RARE pictures have revealed the People of Gibraltar’s unwavering Britishness in both war and peace throughout their toughest years.

Mean looking members of the Gibraltar Defence Force posing for a photo at Buena Vista Barracks, armed with Sten sub-machine guns in the early 1950s. Ernest Falquero /

The incredible images show the huge British presence on the Rock with soldiers fighting there during WW2, British bobbies policing the state, a POW camp for fascists and RAF fighter jets flying above.

Other stunning shots show royal visits to the British outpost with Prince Charles and Princess Diana following in Queen Elizabeth II’s footsteps while King Edward VII who famously abdicated the throne is also pictured in Gibraltar.


Prince Charles and Diana Princess of Wales waving at the crowds at Gibraltar, as she is driven on her way to the Royal Yacht Britannia, at the start of her honeymoon on 1st August 1981. Ernest Falquero /

Gibraltarian families released the vintage photos in a bid to remind Britain of their close bond to the UK and the sacrifices they have made to keep the relationship secure.

“The feeling in Gibraltar today, is the same as it’s always been throughout history and my lifetime,” said Ernest Falquero, who helps run a Facebook group looking back at days gone by in Gibraltar.
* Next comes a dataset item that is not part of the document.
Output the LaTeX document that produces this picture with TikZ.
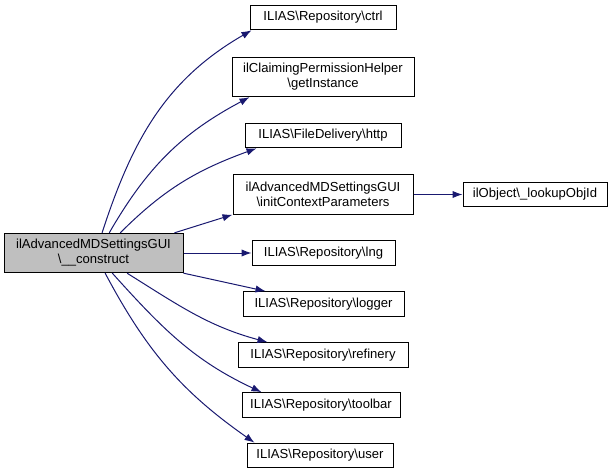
\documentclass[tikz,border=0pt]{standalone}
\usepackage{fontspec}
\setmainfont{Liberation Sans}
\usepackage{xcolor}
\usepackage{tikz}
\usetikzlibrary{arrows.meta, positioning}
\definecolor{edgeblue}{HTML}{191970}
\definecolor{curgray}{HTML}{BFBFBF}

\begin{document}
\begin{tikzpicture}[x=0.75pt, y=-0.75pt,
  every node/.style={font=\fontsize{9.8pt}{11.3pt}\selectfont},
  fn/.style={draw, rectangle, line width=0.75pt, inner sep=0pt, align=center, minimum height=18.5pt},
  fn2/.style={fn, minimum height=29.5pt},
  call/.style={-{Latex[length=7.5pt, width=5.5pt]}, edgeblue, line width=0.75pt}]
\useasboundingbox (0,0) rectangle (615,475);
\node[fn2, fill=curgray, minimum width=134.25pt] (main) at (93.5,253) {ilAdvancedMDSettingsGUI\\\textbackslash\_\_construct};
\node[fn, minimum width=109.5pt] (ctrl) at (323,17.5) {ILIAS\textbackslash Repository\textbackslash ctrl};
\node[fn2, minimum width=136.5pt] (inst) at (323,77) {ilClaimingPermissionHelper\\\textbackslash getInstance};
\node[fn, minimum width=117pt] (http) at (323,135.5) {ILIAS\textbackslash FileDelivery\textbackslash http};
\node[fn2, minimum width=135pt] (ctx) at (323,194.5) {ilAdvancedMDSettingsGUI\\\textbackslash initContextParameters};
\node[fn, minimum width=108pt] (lookup) at (535,194.5) {ilObject\textbackslash\_lookupObjId};
\node[fn, minimum width=107.25pt] (lng) at (323.5,253) {ILIAS\textbackslash Repository\textbackslash lng};
\node[fn, minimum width=120.75pt] (logger) at (323.5,304) {ILIAS\textbackslash Repository\textbackslash logger};
\node[fn, minimum width=127.5pt] (refin) at (323,355) {ILIAS\textbackslash Repository\textbackslash refinery};
\node[fn, minimum width=118.5pt] (toolbar) at (321,405) {ILIAS\textbackslash Repository\textbackslash toolbar};
\node[fn, minimum width=109.5pt] (user) at (320,455.5) {ILIAS\textbackslash Repository\textbackslash user};

% calls from the constructor
\draw[call] (main.67) to[out=72, in=210] ([xshift=1.5pt]ctrl.south west);
\draw[call] (main.52) to[out=60, in=208] ([xshift=13.5pt]inst.south west);
\draw[call] (main.37) to[out=45, in=200] ([xshift=9pt]http.south west);
\draw[call] (main.14) -- (ctx.south west);
\draw[call] (main.east) -- (lng.west);
\draw[call] (main.south east) -- ([xshift=17.25pt]logger.north west);
\draw[call] (main.-31) to[out=-32, in=165] ([xshift=22.5pt]refin.north west);
\draw[call] (main.-47) to[out=-48, in=155] ([xshift=15pt]toolbar.north west);
\draw[call] (main.-60) to[out=-62, in=145] ([xshift=6pt]user.north west);
\draw[call] (ctx.east) -- (lookup.west);
\end{tikzpicture}
\end{document}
The late Juan Chini and his niece and nephew at New Police Barracks, 47 Willis’s Road. Ernest Falquero /

“This is encapsulated in the time immemorial slogan “British we are and British we stay” and Sir Winston Churchill’s “Never Surrender”.

“Brexit, whereas I’m sure you know, Gibraltar voted overwhelmingly to remain in Europe is understandably causing much anxiety. Gibraltarians, with good reason, do not trust Spain at all.


Winston Churchill with the Governor of Gibraltar Mason Macfarlane, circa 1942. Ernest Falquero /

“We have far too much experience of their duplicitous governments and hundreds of years of aggression, bullying and general un-neighbourly harassment.

“Recent reassurances have gone some way towards calming fears but Gibraltarians remain anxious about their interests being maintained in negotiations with the EU, especially in respect to Spain’s continued unwelcome and anachronistic demands and their refusal to accept the freely and democratically expressed wishes of the people of Gibraltar.”


RAF Gibraltar Air Defence staff photographed with a Phantom of 29 Squadron at North Front, during the deployment of four RAF Phantoms to Gibraltar during the Libyan crisis in April 1986. Ernest Falquero /

Gibraltar was first captured in 1704 by an Anglo-Dutch force during the War of the Spanish Succession and has remained a British Overseas Territory since the Treaty of Utrecht in 1713.

The people of Gibraltar have sacrificed a lot for Great Britain according to Mr Falquero.


1982 – PC Jerry Cruz and Sgt Charles Polson checking journalist’s passport. New immigration duties at the frontier. Ernest Falquero /

“First and foremost, Gibraltarians have been the most loyal of British subjects, unlike most other historic colonies of the British Empire, Gibraltar has unique in never calling for “Brits go home” as has been the case of most if not all the other past colonies,” he said.

“As a major fortress, army garrison and naval and air base for Britain, Gibraltar has hosted British armed forces within their midst, always with open arms, friendship and hospitable good relations.


1982 – moments before the 1st Phase of the reopening of the frontier since closed in 1969. That night it was opened ‘only’ for pedestrians who were allowed in and out or out and in once per 24 hours until it fully opened in 1985. Ernest Falquero /

“In both World Wars Gibraltar, in common with many other British Empire domains, territories and commonwealth countries, sacrificed a great deal, not least in its contribution of volunteers in the armed forces in both conflicts.

“Gibraltar is a wonderful, peaceful corner of our conflicted world.


Bob Geldolf and Paul Young on HMS Ark Royal in 1986. Ernest Falquero /

“It has a diverse community comprising of Christians (Catholic, protestant and others), Muslims, Jewish, Hindi and people of other faiths all living happily in harmony, in a very pleasant Mediterranean climate and in a stable and thriving fully employed economic environment, self-governing and fully self-sufficient.